Negli ultimi anni l’indirizzo produttivo dato dalla Federazione allevatori agli associati e alle loro organizzazioni (caseifici sociali, Unioni di valle, rappresentanti di libro genealogico) é stato, seppure con gradualità, orientato verso l’alta qualità del latte, intesa anche e talora soprattutto come condizione indispensabile per produrre formaggi di altrettanto elevato pregio. Non si ritiene più sufficiente assicurare nel latte un alto contenuto di proteine, materia prima per fare formaggio, ma si inseriscono nei programmi di selezione genomica anche il tempo di coagulazione del latte e la sua resa in formaggio. Si persegue inoltre una ulteriore valorizzazione dei riproduttori per quanto riguarda la parte di genoma che controlla e condiziona la adattabilità delle bovine da latte al sistema zootecnico della montagna. Il toro riproduttore testato genomicamente (genotipizzato) rimane al centro del nuovo corso di selezione.
Da notare che il discorso vale anche per la filiera della carne bovina. La genomica, citiamo sempre dalla relazione della Federazione allevatori, sta prendendo piede nei programmi di assistenza tecnica almeno per le tre razze citate in precedenza.
Analizzando il DNA (genoma) dei vitellini maschi nati da pochi giorni si può stabilire non solo quanta parte del genoma paterno essi abbiano ereditato, ma anche se sono a loro volta in grado di fungere da buoni trasmettitori di eccellenza e quindi essere destinati da adulti alla riproduzione.

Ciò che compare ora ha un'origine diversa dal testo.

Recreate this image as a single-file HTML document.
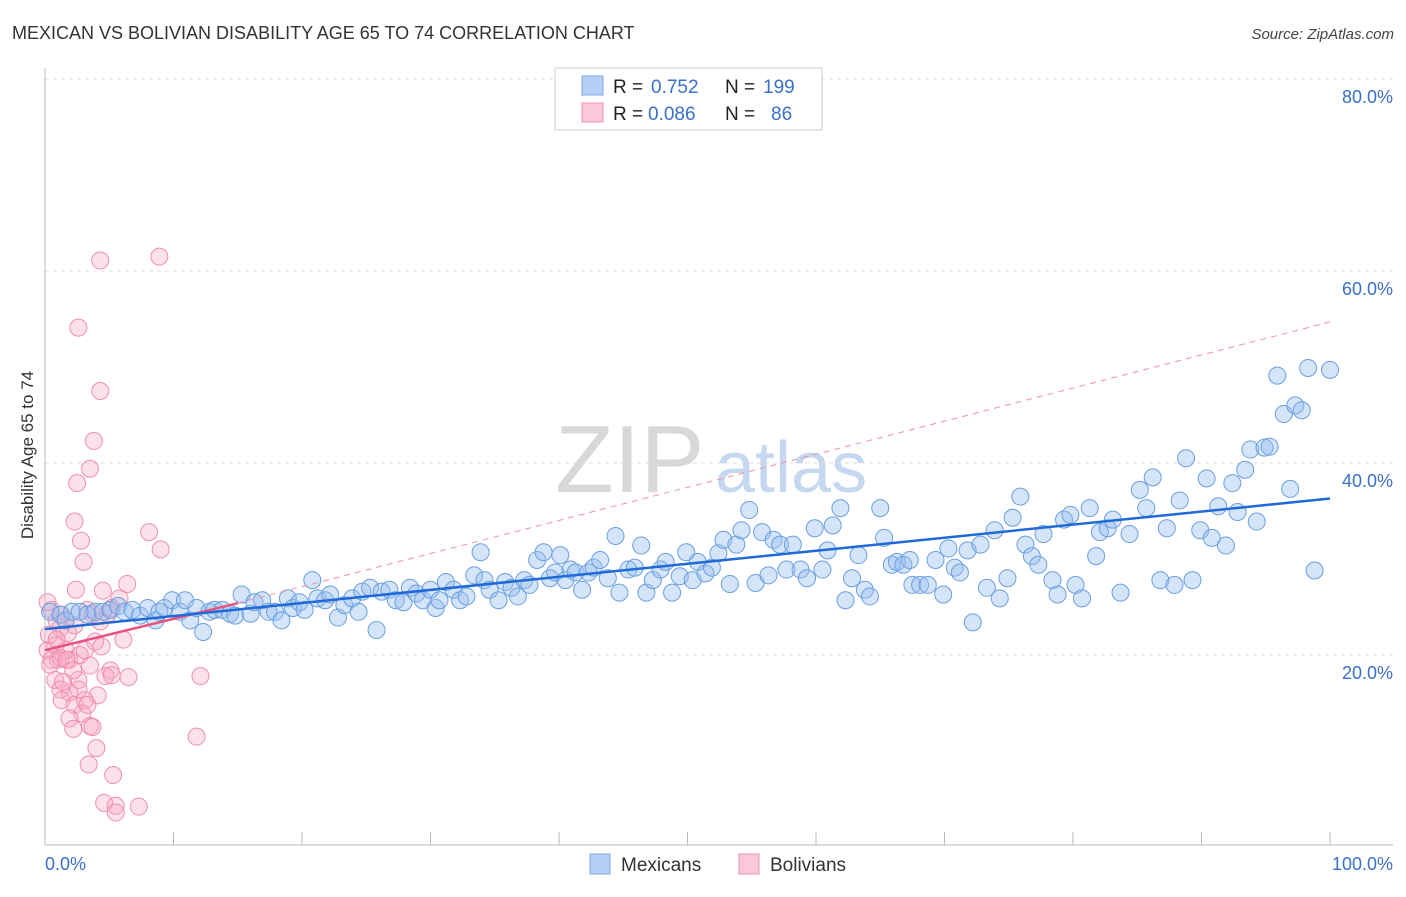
<!DOCTYPE html>
<html><head><meta charset="utf-8"><style>
body{margin:0;background:#fff;font-family:"Liberation Sans",sans-serif}
svg text{font-family:"Liberation Sans",sans-serif}
</style></head><body>
<svg id="chart" width="1406" height="892" viewBox="0 0 1406 892" xmlns="http://www.w3.org/2000/svg">
<text x="12" y="39" font-size="18" fill="#333">MEXICAN VS BOLIVIAN DISABILITY AGE 65 TO 74 CORRELATION CHART</text>
<text x="1394" y="39" font-size="15" fill="#444" font-style="italic" text-anchor="end">Source: ZipAtlas.com</text>
<g>
<text x="555" y="492" font-size="96" fill="#d8d8d8" font-family="Liberation Serif,serif">ZIP</text>
<text x="715" y="492" font-size="72" fill="#c5d8ef">atlas</text>
</g>
<g id="grid"></g>
<g id="axes"></g>
<g id="pts"></g>
<g id="lines"></g>
<text transform="translate(33,455) rotate(-90)" font-size="17" fill="#333" text-anchor="middle">Disability Age 65 to 74</text>
<g>
<rect x="555" y="68" width="267" height="62" fill="#fff" stroke="#ccc"/>
<rect x="582" y="76" width="21" height="19" fill="#b5d0f4" stroke="#7aa8e6"/>
<text x="613" y="93" font-size="19" fill="#222">R = </text><text x="651" y="93" font-size="19" fill="#3a70c8">0.752</text>
<text x="725" y="93" font-size="19" fill="#222">N = </text><text x="763" y="93" font-size="19" fill="#3a70c8">199</text>
<rect x="582" y="103" width="21" height="19" fill="#fac8d6" stroke="#ef94b0"/>
<text x="613" y="120" font-size="19" fill="#222">R = </text><text x="648" y="120" font-size="19" fill="#3a70c8">0.086</text>
<text x="725" y="120" font-size="19" fill="#222">N = </text><text x="771" y="120" font-size="19" fill="#3a70c8">86</text>
</g>
<g>
<rect x="590" y="854" width="20" height="20" fill="#b5d0f4" stroke="#7aa8e6"/>
<text x="621" y="871" font-size="19" fill="#333">Mexicans</text>
<rect x="739" y="854" width="20" height="20" fill="#fac8d6" stroke="#ef94b0"/>
<text x="770" y="871" font-size="19" fill="#333">Bolivians</text>
</g>
</svg>
<script>
const xTicks=[0,10,20,30,40,50,60,70,80,90,100];
const yTicks=[20,40,60,80];
const yTickLabels=["20.0%","40.0%","60.0%","80.0%"];
const xEndLabels=["0.0%","100.0%"];
const mexX=[0.4,1.2,1.6,2.1,2.7,3.3,3.9,4.5,5.1,5.7,6.2,6.8,7.4,8.0,8.6,8.9,9.3,9.9,10.5,10.9,11.3,11.8,12.3,12.8,13.2,13.8,14.4,14.8,15.3,16.0,16.3,16.9,17.4,17.9,18.4,18.9,19.3,19.8,20.2,20.8,21.2,21.8,22.2,22.8,23.3,23.9,24.4,24.7,25.3,25.8,26.2,26.8,27.3,27.9,28.4,28.9,29.4,30.0,30.4,30.7,31.2,31.8,32.3,32.8,33.4,33.9,34.2,34.6,35.3,35.8,36.3,36.8,37.3,37.7,38.3,38.8,39.3,39.7,40.1,40.5,40.9,41.3,41.8,42.3,42.7,43.2,43.8,44.4,44.7,45.4,45.9,46.4,46.8,47.3,47.9,48.3,48.8,49.4,49.9,50.4,50.8,51.4,51.9,52.4,52.8,53.3,53.8,54.2,54.8,55.3,55.8,56.3,56.7,57.2,57.7,58.2,58.8,59.3,59.9,60.5,60.9,61.3,61.9,62.3,62.8,63.3,63.8,64.2,65.0,65.3,65.9,66.3,66.8,67.3,67.5,68.1,68.7,69.3,69.9,70.3,70.8,71.2,71.8,72.2,72.8,73.3,73.9,74.3,74.9,75.3,75.9,76.3,76.8,77.3,77.7,78.4,78.8,79.3,79.8,80.2,80.7,81.3,81.8,82.1,82.7,83.1,83.7,84.4,85.2,85.7,86.2,86.8,87.3,87.9,88.3,88.8,89.3,89.9,90.4,90.8,91.3,91.9,92.4,92.8,93.4,93.8,94.3,94.9,95.3,95.9,96.4,96.9,97.3,97.8,98.3,98.8,100];
const mexY=[24.5,24.2,23.6,24.5,24.5,24.2,24.5,24.5,24.7,25.1,24.5,24.7,24.1,24.9,23.6,24.5,24.9,25.7,24.5,25.7,23.6,24.9,22.4,24.5,24.7,24.7,24.3,24.1,26.3,24.3,25.5,25.7,24.5,24.5,23.6,25.9,24.9,25.5,24.7,27.8,25.9,25.7,26.3,23.9,25.2,25.9,24.5,26.6,27.0,22.6,26.6,26.8,25.7,25.5,27.0,26.4,25.7,26.8,24.9,25.7,27.6,26.8,25.7,26.1,28.3,30.7,27.8,26.8,25.7,27.6,27.0,26.1,27.8,27.3,29.9,30.7,28.0,28.6,30.4,27.8,28.9,28.6,26.8,28.6,29.1,29.9,28.0,32.4,26.5,28.9,29.1,31.4,26.5,27.8,28.9,29.7,26.5,28.2,30.7,27.8,29.7,28.5,29.1,30.6,32.0,27.4,31.5,33.0,35.1,27.5,32.8,28.3,32.0,31.5,28.9,31.5,28.9,28.0,33.2,28.9,30.9,33.5,35.3,25.7,28.0,30.4,26.8,26.1,35.3,32.2,29.4,29.7,29.4,29.9,27.3,27.3,27.3,29.9,26.3,31.1,29.1,28.6,30.9,23.4,31.5,27.0,33.0,25.9,28.0,34.3,36.5,31.5,30.3,29.4,32.6,27.8,26.3,34.1,34.6,27.3,25.9,35.3,30.3,32.8,33.2,34.1,26.5,32.6,37.2,35.3,38.5,27.8,33.2,27.3,36.1,40.5,27.8,33.0,38.4,32.2,35.5,31.4,37.9,34.9,39.3,41.4,33.9,41.6,41.7,49.1,45.1,37.3,46.0,45.5,49.9,28.8,49.7];
const bolX=[4.3,8.9,2.6,4.3,3.8,3.5,2.5,2.3,2.8,8.1,9.0,3.0,2.4,4.5,6.4,0.5,0.9,1.2,1.8,2.3,3.3,4.3,5.2,0.8,1.6,1.0,1.9,2.7,3.9,4.4,6.1,0.3,0.2,0.5,1.2,1.7,3.5,5.1,2.6,4.7,5.2,6.5,12.1,0.8,1.2,1.9,1.3,4.1,2.3,3.1,2.9,3.3,1.9,3.5,2.2,3.7,11.8,4.0,3.4,5.3,4.6,5.5,5.5,7.3,0.2,1.3,3.1,2.2,0.9,1.6,3.7,5.8,0.4,1.4,2.6,4.9];
const bolY=[61.1,61.5,54.1,47.5,42.3,39.4,37.9,33.9,31.9,32.8,31.0,29.7,26.8,26.7,27.4,24.7,23.6,22.8,22.3,23.1,24.7,23.5,24.9,21.0,20.5,19.5,19.5,20.0,21.4,20.9,21.6,22.1,20.5,19.5,19.7,19.5,18.9,18.4,17.4,17.8,17.9,17.7,17.8,17.4,16.4,16.1,15.3,15.8,14.8,15.3,13.9,14.8,13.4,12.6,12.3,12.5,11.5,10.3,8.6,7.5,4.6,4.3,3.6,4.2,25.5,24.2,20.5,18.4,21.6,23.6,24.3,25.9,19.0,17.2,16.4,24.3];
const mexTrend=[22.7,36.3];
const bolTrend=[20.5,25.4,15];
const bolDash=[54.7];

const NS="http://www.w3.org/2000/svg";
const X0=45,X1=1330,Y0=847,PY=9.6;
const sx=v=>X0+(X1-X0)*v/100;
const sy=v=>Y0-v*PY;
function mk(tag,attrs,parent){const e=document.createElementNS(NS,tag);for(const k in attrs)e.setAttribute(k,attrs[k]);parent.appendChild(e);return e;}
const grid=document.getElementById('grid'),axes=document.getElementById('axes'),pts=document.getElementById('pts'),lines=document.getElementById('lines');
yTicks.forEach((t,i)=>{
 const l=mk('line',{x1:45,x2:1393,y1:sy(t),y2:sy(t),stroke:'#ddd','stroke-dasharray':'4,4'},grid);
 
 
 const tx=mk('text',{x:1393,y:sy(t)+24,'font-size':18,fill:'#3a70c8','text-anchor':'end'},grid);
 tx.textContent=yTickLabels[i];
 
 
});
mk('line',{x1:45,x2:45,y1:68,y2:845,stroke:'#bbb'},axes);
mk('line',{x1:45,x2:1393,y1:845,y2:845,stroke:'#bbb'},axes);
xTicks.forEach(t=>{
 const l=mk('line',{x1:sx(t),x2:sx(t),y1:832,y2:845,stroke:'#bbb'},axes);
 
 
});
const xl0=mk('text',{x:45,y:870,'font-size':18,fill:'#3a70c8'},axes);xl0.textContent=xEndLabels[0];


const xl1=mk('text',{x:1393,y:870,'font-size':18,fill:'#3a70c8','text-anchor':'end'},axes);xl1.textContent=xEndLabels[1];


bolX.forEach((x,i)=>{
 const c=mk('circle',{cx:sx(x),cy:sy(bolY[i]),r:8.5,fill:'rgba(248,170,195,0.35)',stroke:'#ef8fad','stroke-width':1},pts);
 
 
});
mexX.forEach((x,i)=>{
 const c=mk('circle',{cx:sx(x),cy:sy(mexY[i]),r:8.5,fill:'rgba(150,190,240,0.4)',stroke:'#6a9fe0','stroke-width':1},pts);
 
 
});
const d=mk('line',{x1:sx(bolTrend[2]),y1:sy(bolTrend[1]),x2:sx(100),y2:sy(bolDash[0]),stroke:'#ef8fad','stroke-width':1,'stroke-dasharray':'6,5'},lines);


const b=mk('line',{x1:sx(0),y1:sy(bolTrend[0]),x2:sx(bolTrend[2]),y2:sy(bolTrend[1]),stroke:'#e8527f','stroke-width':2.5},lines);


const m=mk('line',{x1:sx(0),y1:sy(mexTrend[0]),x2:sx(100),y2:sy(mexTrend[1]),stroke:'#1f6ad6','stroke-width':2.5},lines);


</script>
</body></html>
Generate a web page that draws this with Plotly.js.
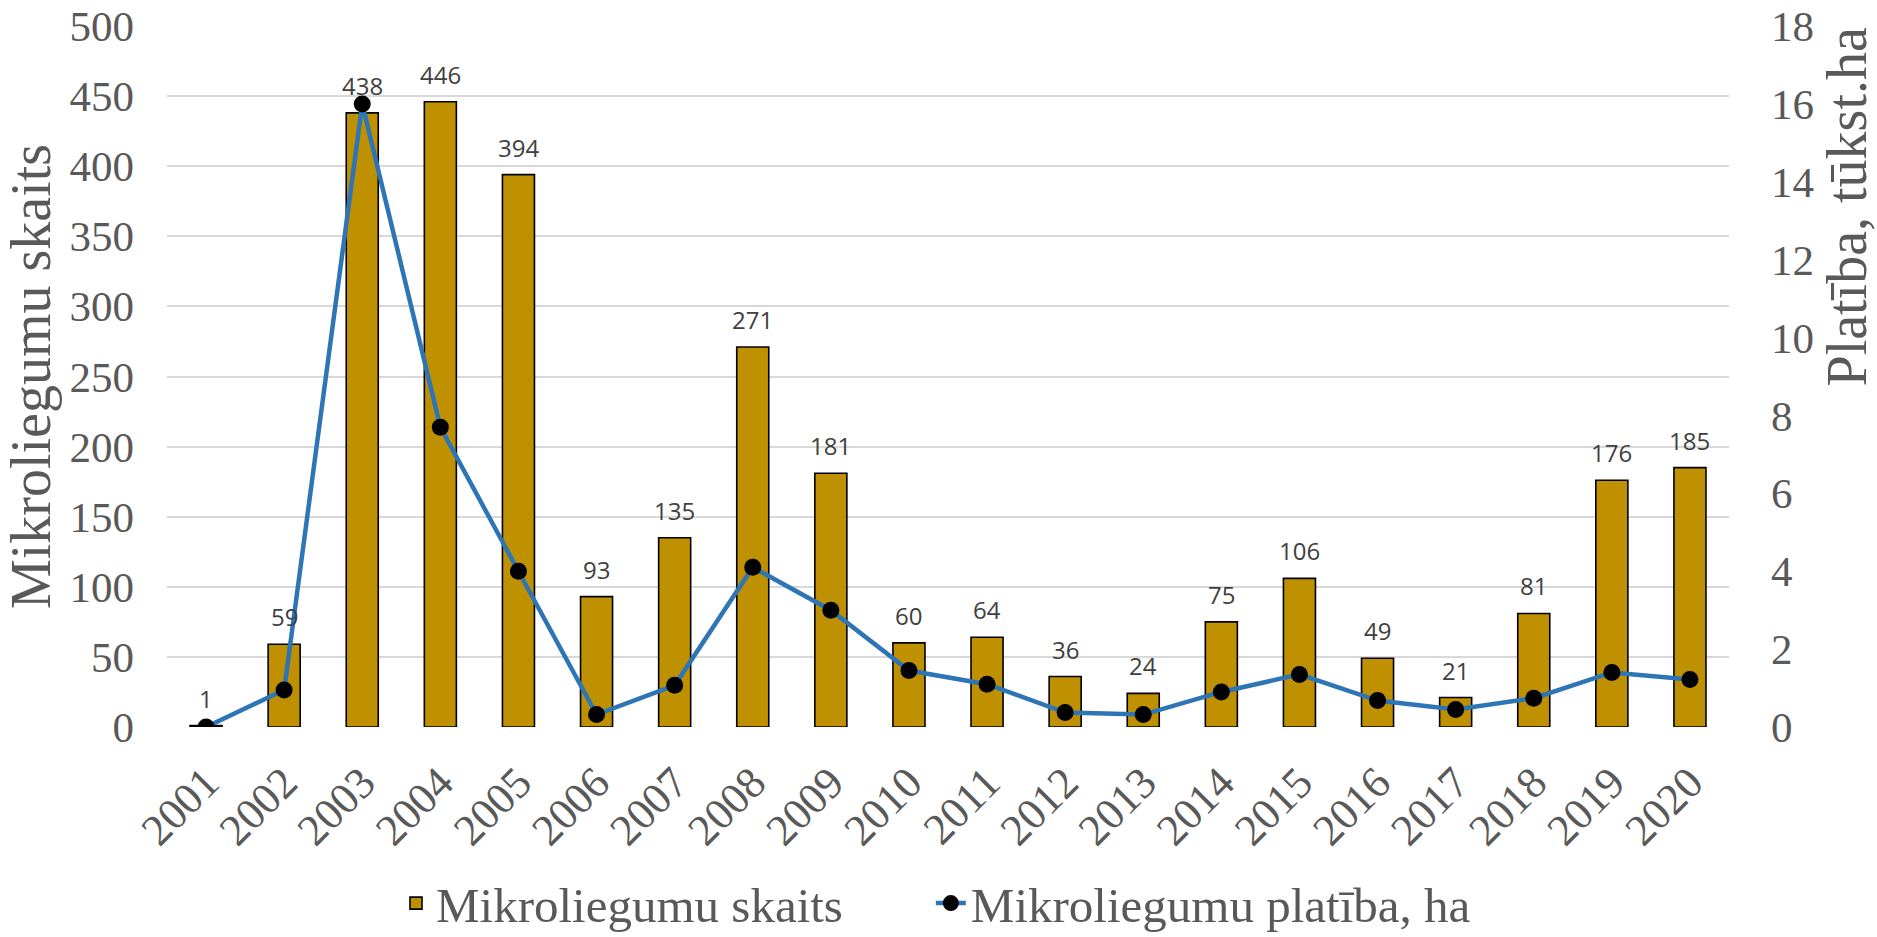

Oggi è possibile per gli allevatori trentini che lo desiderano, utilizzare per la fecondazione strumentale solo seme di tori testati genomicamente e sottoporre i neonati alla verifica dell’analisi molecolare che sarà poi confermata o meno dai dati di stalla emergenti dai controlli tradizionali. La stessa trafila potrebbe essere applicata alle bovine e alle manze da scegliere per la rimonta nella stalla con garanzia di mantenere alto il livello qualitativo del latte e la durabilità dei caratteri desiderati.
Unico freno: il costo ancora elevato, sui 50 euro a bovina.